I may be a Red Shirt, but I made it to Mars - at least sort of.
According to Urban Dictionary (the finest source of American literature) a Red Shirt is defined as: “A character in a science fiction or adventure story whose sole dramatic purpose is to get killed by the story's villain and/or itinerant monster. Taken from the propensity of security officers on the original Star Trek series (who typically wore red uniform tops) to be killed in the episodes' pre-opening-credits teasers.”
When I was young, I wanted to be an astronaut, but I never had the discipline to follow through. At one point, I even wanted to be a scientist, but I barely made it out of high school and later dropped out of college.
Still, despite my Red Shirt tendencies, I have always been attracted to spending time with people who put their minds and bodies to the test. I even married a woman who has three Master's degrees and is working on her Ph. D.

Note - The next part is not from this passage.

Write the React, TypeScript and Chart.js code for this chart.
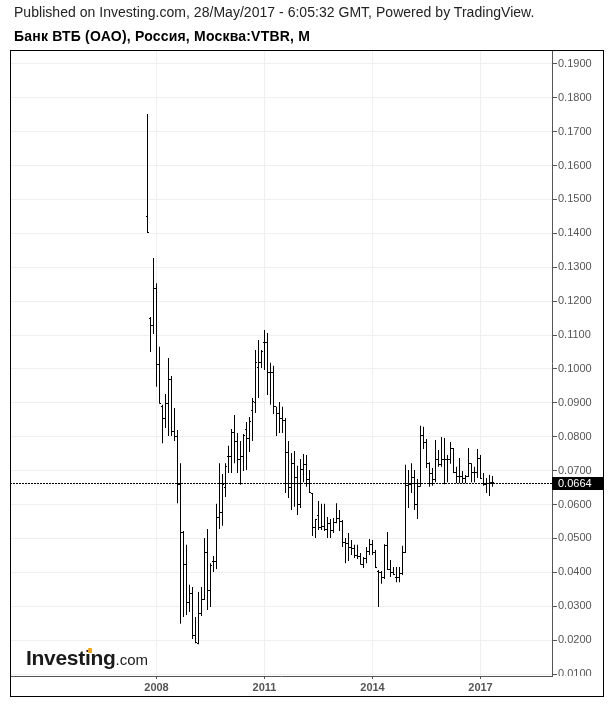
import React, { useEffect, useRef } from 'react';
import { Chart, registerables } from 'chart.js';

Chart.register(...registerables);

const FONT = "'Liberation Sans', Arial, sans-serif";

const firstMonth = '2007-10';
const lastPrice = 0.0664;
const yearTicks = [2008, 2011, 2014, 2017];
const priceTicks = [0.01, 0.02, 0.03, 0.04, 0.05, 0.06, 0.07, 0.08, 0.09, 0.1, 0.11, 0.12, 0.13, 0.14, 0.15, 0.16, 0.17, 0.18, 0.19];

const opens = [
  0.1451, 0.1150, 0.1127, 0.1236, 0.1012, 0.0888, 0.0855, 0.0897, 0.0970, 0.0814,
  0.0802, 0.0660, 0.0516, 0.0424, 0.0312, 0.0336, 0.0215, 0.0190, 0.0277, 0.0321,
  0.0457, 0.0345, 0.0433, 0.0433, 0.0563, 0.0575, 0.0650, 0.0743, 0.0743, 0.0811,
  0.0787, 0.0734, 0.0743, 0.0820, 0.0796, 0.0876, 0.0900, 0.1003, 0.1018, 0.1077,
  0.1077, 0.0988, 0.0988, 0.0888, 0.0867, 0.0855, 0.0849, 0.0752, 0.0649, 0.0722,
  0.0681, 0.0599, 0.0702, 0.0717, 0.0675, 0.0631, 0.0531, 0.0569, 0.0531, 0.0534,
  0.0525, 0.0545, 0.0522, 0.0548, 0.0560, 0.0551, 0.0489, 0.0486, 0.0472, 0.0469,
  0.0451, 0.0448, 0.0424, 0.0442, 0.0460, 0.0483, 0.0457, 0.0401, 0.0398, 0.0386,
  0.0478, 0.0407, 0.0398, 0.0386, 0.0386, 0.0395, 0.0457, 0.0655, 0.0658, 0.0681,
  0.0599, 0.0652, 0.0805, 0.0784, 0.0722, 0.0690, 0.0675, 0.0734, 0.0717, 0.0734,
  0.0734, 0.0734, 0.0764, 0.0693, 0.0684, 0.0684, 0.0678, 0.0684, 0.0722, 0.0693,
  0.0693, 0.0737, 0.0663, 0.0660, 0.0663, 0.0666,
];

const highs = [
  0.1752, 0.1153, 0.1327, 0.1253, 0.1065, 0.0894, 0.0926, 0.1032, 0.0979, 0.0885,
  0.0820, 0.0722, 0.0522, 0.0481, 0.0363, 0.0357, 0.0268, 0.0342, 0.0357, 0.0501,
  0.0528, 0.0427, 0.0448, 0.0602, 0.0722, 0.0690, 0.0722, 0.0773, 0.0823, 0.0864,
  0.0811, 0.0787, 0.0808, 0.0843, 0.0858, 0.0914, 0.1056, 0.1085, 0.1056, 0.1115,
  0.1106, 0.1018, 0.1009, 0.0888, 0.0902, 0.0888, 0.0855, 0.0787, 0.0752, 0.0758,
  0.0714, 0.0734, 0.0749, 0.0746, 0.0702, 0.0634, 0.0557, 0.0610, 0.0602, 0.0602,
  0.0563, 0.0557, 0.0560, 0.0604, 0.0584, 0.0554, 0.0501, 0.0516, 0.0495, 0.0481,
  0.0481, 0.0457, 0.0445, 0.0475, 0.0498, 0.0495, 0.0466, 0.0407, 0.0404, 0.0483,
  0.0519, 0.0436, 0.0416, 0.0416, 0.0416, 0.0478, 0.0717, 0.0702, 0.0722, 0.0702,
  0.0675, 0.0832, 0.0829, 0.0793, 0.0725, 0.0708, 0.0790, 0.0761, 0.0799, 0.0796,
  0.0746, 0.0784, 0.0767, 0.0711, 0.0737, 0.0699, 0.0687, 0.0767, 0.0722, 0.0711,
  0.0764, 0.0746, 0.0693, 0.0678, 0.0687, 0.0684,
];

const lows = [
  0.1401, 0.1050, 0.1103, 0.0947, 0.0897, 0.0781, 0.0826, 0.0802, 0.0802, 0.0787,
  0.0604, 0.0248, 0.0268, 0.0274, 0.0283, 0.0203, 0.0191, 0.0188, 0.0271, 0.0318,
  0.0289, 0.0298, 0.0401, 0.0410, 0.0528, 0.0537, 0.0622, 0.0693, 0.0693, 0.0722,
  0.0693, 0.0658, 0.0699, 0.0702, 0.0755, 0.0787, 0.0870, 0.0914, 0.1003, 0.0997,
  0.0923, 0.0894, 0.0867, 0.0802, 0.0811, 0.0811, 0.0634, 0.0619, 0.0584, 0.0593,
  0.0569, 0.0590, 0.0666, 0.0652, 0.0634, 0.0507, 0.0501, 0.0525, 0.0525, 0.0522,
  0.0501, 0.0501, 0.0516, 0.0545, 0.0522, 0.0475, 0.0427, 0.0433, 0.0451, 0.0442,
  0.0439, 0.0422, 0.0413, 0.0427, 0.0451, 0.0451, 0.0413, 0.0298, 0.0366, 0.0380,
  0.0407, 0.0386, 0.0392, 0.0371, 0.0371, 0.0392, 0.0457, 0.0590, 0.0634, 0.0584,
  0.0557, 0.0652, 0.0764, 0.0708, 0.0652, 0.0655, 0.0666, 0.0711, 0.0711, 0.0660,
  0.0666, 0.0720, 0.0693, 0.0663, 0.0663, 0.0663, 0.0663, 0.0681, 0.0666, 0.0666,
  0.0678, 0.0675, 0.0655, 0.0634, 0.0625, 0.0652,
];

const closes = [
  0.1402, 0.1127, 0.1236, 0.1012, 0.0898, 0.0855, 0.0897, 0.0970, 0.0814, 0.0802,
  0.0660, 0.0516, 0.0424, 0.0312, 0.0336, 0.0215, 0.0192, 0.0277, 0.0321, 0.0457,
  0.0345, 0.0420, 0.0433, 0.0563, 0.0575, 0.0660, 0.0712, 0.0743, 0.0811, 0.0787,
  0.0734, 0.0743, 0.0805, 0.0796, 0.0846, 0.0905, 0.1020, 0.1018, 0.1050, 0.1077,
  0.0988, 0.0988, 0.0888, 0.0867, 0.0855, 0.0849, 0.0752, 0.0649, 0.0722, 0.0681,
  0.0599, 0.0702, 0.0717, 0.0675, 0.0636, 0.0531, 0.0555, 0.0531, 0.0534, 0.0525,
  0.0545, 0.0522, 0.0548, 0.0560, 0.0551, 0.0489, 0.0486, 0.0472, 0.0469, 0.0451,
  0.0448, 0.0424, 0.0442, 0.0460, 0.0483, 0.0457, 0.0415, 0.0398, 0.0386, 0.0478,
  0.0407, 0.0398, 0.0394, 0.0386, 0.0395, 0.0457, 0.0655, 0.0658, 0.0681, 0.0599,
  0.0652, 0.0805, 0.0784, 0.0722, 0.0690, 0.0675, 0.0734, 0.0717, 0.0734, 0.0734,
  0.0734, 0.0764, 0.0693, 0.0684, 0.0684, 0.0678, 0.0684, 0.0722, 0.0693, 0.0693,
  0.0737, 0.0676, 0.0660, 0.0663, 0.0666, 0.0664,
];

// month categories derived from the first month of the series
const months: string[] = highs.map((_, i) => {
  const [fy, fm] = firstMonth.split('-').map(Number);
  const t = fy * 12 + (fm - 1) + i;
  const yy = Math.floor(t / 12);
  const mm = (t % 12) + 1;
  return `${yy}-${String(mm).padStart(2, '0')}`;
});
const monthX = months.map((m) => {
  const [yy, mm] = m.split('-').map(Number);
  return yy + (mm - 1) / 12;
});

// axis ranges (36 px per year, ~33.9 px per 0.01)
const X_MIN = 2008 - 146.5 / 36;
const X_MAX = X_MIN + 542 / 36;
const Y_MIN = 0.01 - (2 / 33.9) * 0.01;
const Y_MAX = Y_MIN + (626 / 33.9) * 0.01;

const overlay = {
  id: 'overlay',
  afterDatasetsDraw(chart: any) {
    const { ctx, chartArea, scales } = chart;
    const x = scales.x;
    const y = scales.y;
    ctx.save();
    ctx.fillStyle = '#000';
    monthX.forEach((mx, i) => {
      const col = Math.round(x.getPixelForValue(mx) - 0.5);
      ctx.fillRect(col - 1, Math.round(y.getPixelForValue(opens[i]) - 0.5), 1, 1);
      ctx.fillRect(col + 1, Math.round(y.getPixelForValue(closes[i]) - 0.5), 1, 1);
    });
    const py = Math.round(y.getPixelForValue(lastPrice)) + 0.5;
    ctx.strokeStyle = '#000';
    ctx.lineWidth = 1;
    ctx.setLineDash([2, 1]);
    ctx.beginPath();
    ctx.moveTo(chartArea.left, py);
    ctx.lineTo(chartArea.right, py);
    ctx.stroke();
    ctx.restore();
  },
  afterDraw(chart: any) {
    const { ctx, chartArea, scales } = chart;
    const y = scales.y;
    ctx.save();
    ctx.fillStyle = '#fff';
    ctx.fillRect(chartArea.right + 1, chartArea.bottom, 52, 21);
    const py = Math.round(y.getPixelForValue(lastPrice));
    ctx.fillStyle = '#000';
    ctx.fillRect(chartArea.right, py - 6, 52, 13);
    ctx.fillStyle = '#fff';
    ctx.font = `11px ${FONT}`;
    ctx.textBaseline = 'middle';
    ctx.textAlign = 'left';
    ctx.fillText(lastPrice.toFixed(4), chartArea.right + 6, py + 0.5);
    ctx.strokeStyle = '#000';
    ctx.lineWidth = 1;
    ctx.setLineDash([]);
    ctx.strokeRect(10.5, 50.5, 593, 646);
    ctx.restore();
  },
};

export default function App() {
  const ref = useRef<HTMLCanvasElement | null>(null);

  useEffect(() => {
    if (!ref.current) return;
    const chart = new Chart(ref.current, {
      type: 'bar',
      data: {
        datasets: [
          {
            label: 'VTBR',
            data: monthX.map((mx, i) => ({ x: mx, y: [lows[i], highs[i]] })) as any,
            backgroundColor: '#000',
            borderWidth: 0,
            barThickness: 1,
            inflateAmount: 0,
            grouped: false,
          } as any,
        ],
      },
      options: {
        responsive: false,
        animation: false,
        events: [],
        layout: { padding: { left: 10, top: 50, right: 8, bottom: 20 } },
        plugins: {
          legend: { display: false },
          tooltip: { enabled: false },
          title: { display: false },
        },
        scales: {
          x: {
            type: 'linear',
            position: 'bottom',
            min: X_MIN,
            max: X_MAX,
            offset: false,
            afterBuildTicks: (s: any) => {
              s.ticks = yearTicks.map((v) => ({ value: v }));
            },
            afterFit: (s: any) => {
              s.height = 21;
            },
            ticks: {
              autoSkip: false,
              maxRotation: 0,
              padding: 2,
              color: '#555',
              font: { family: FONT, size: 11, weight: 'bold' },
              callback: (v: any) => String(v),
            },
            grid: { offset: false, color: '#efefef', lineWidth: 1, tickColor: '#555', tickLength: 3 },
            border: { display: true, color: '#555', width: 1 },
          } as any,
          y: {
            type: 'linear',
            position: 'right',
            min: Y_MIN,
            max: Y_MAX,
            afterBuildTicks: (s: any) => {
              s.ticks = priceTicks.map((v) => ({ value: v }));
            },
            afterFit: (s: any) => {
              s.width = 52;
            },
            ticks: {
              padding: 1,
              color: '#555',
              font: { family: FONT, size: 11 },
              callback: (v: any) => Number(v).toFixed(4),
            },
            grid: { color: '#efefef', lineWidth: 1, tickColor: '#555', tickLength: 5 },
            border: { display: true, color: '#555', width: 1 },
          } as any,
        },
      },
      plugins: [overlay],
    });
    return () => chart.destroy();
  }, []);

  return (
    <div
      style={{
        position: 'absolute',
        left: 0,
        top: 0,
        width: 612,
        height: 717,
        background: '#fff',
        overflow: 'hidden',
        fontFamily: FONT,
      }}
    >
      <canvas ref={ref} width={612} height={717} style={{ position: 'absolute', left: 0, top: 0, width: 612, height: 717 }} />
      <div style={{ position: 'absolute', left: 14, top: 4, fontSize: 14, lineHeight: '16px', color: '#222', whiteSpace: 'nowrap', letterSpacing: '0.03px' }}>
        Published on Investing.com, 28/May/2017 - 6:05:32 GMT, Powered by TradingView.
      </div>
      <div style={{ position: 'absolute', left: 14, top: 28, fontSize: 14, lineHeight: '16px', fontWeight: 'bold', color: '#000', whiteSpace: 'nowrap', letterSpacing: '0.2px' }}>
        Банк ВТБ (ОАО), Россия, Москва:VTBR, M
      </div>
      <div style={{ position: 'absolute', left: 26, top: 646, lineHeight: '24px', whiteSpace: 'nowrap', color: '#1a1a1a' }}>
        <span style={{ fontSize: 21, fontWeight: 'bold', letterSpacing: '-0.3px' }}>Investing</span>
        <span style={{ fontSize: 15 }}>.com</span>
      </div>
      <div style={{ position: 'absolute', left: 88, top: 648, width: 4, height: 5, background: '#f7a21b', borderRadius: 1 }} />
    </div>
  );
}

I have also always prided myself on consuming as much science news as possible. To me, the search for tangible knowledge is the fuel of dreams; it’s something that will lead you to life’s adventures.
So, with that said, when I heard about the Mars Desert Research Station in the desert of southern Utah, I knew I had to go.
Travelling through the Utah desert is always a treat. It is a stark and barren landscape, where mankind has not left much of a mark. In many places it is devoid of life.
The research station is set perfectly in a landscape that could easily pass as an alien world. At least on film sets, countless creatures and space travellers have met their fates here.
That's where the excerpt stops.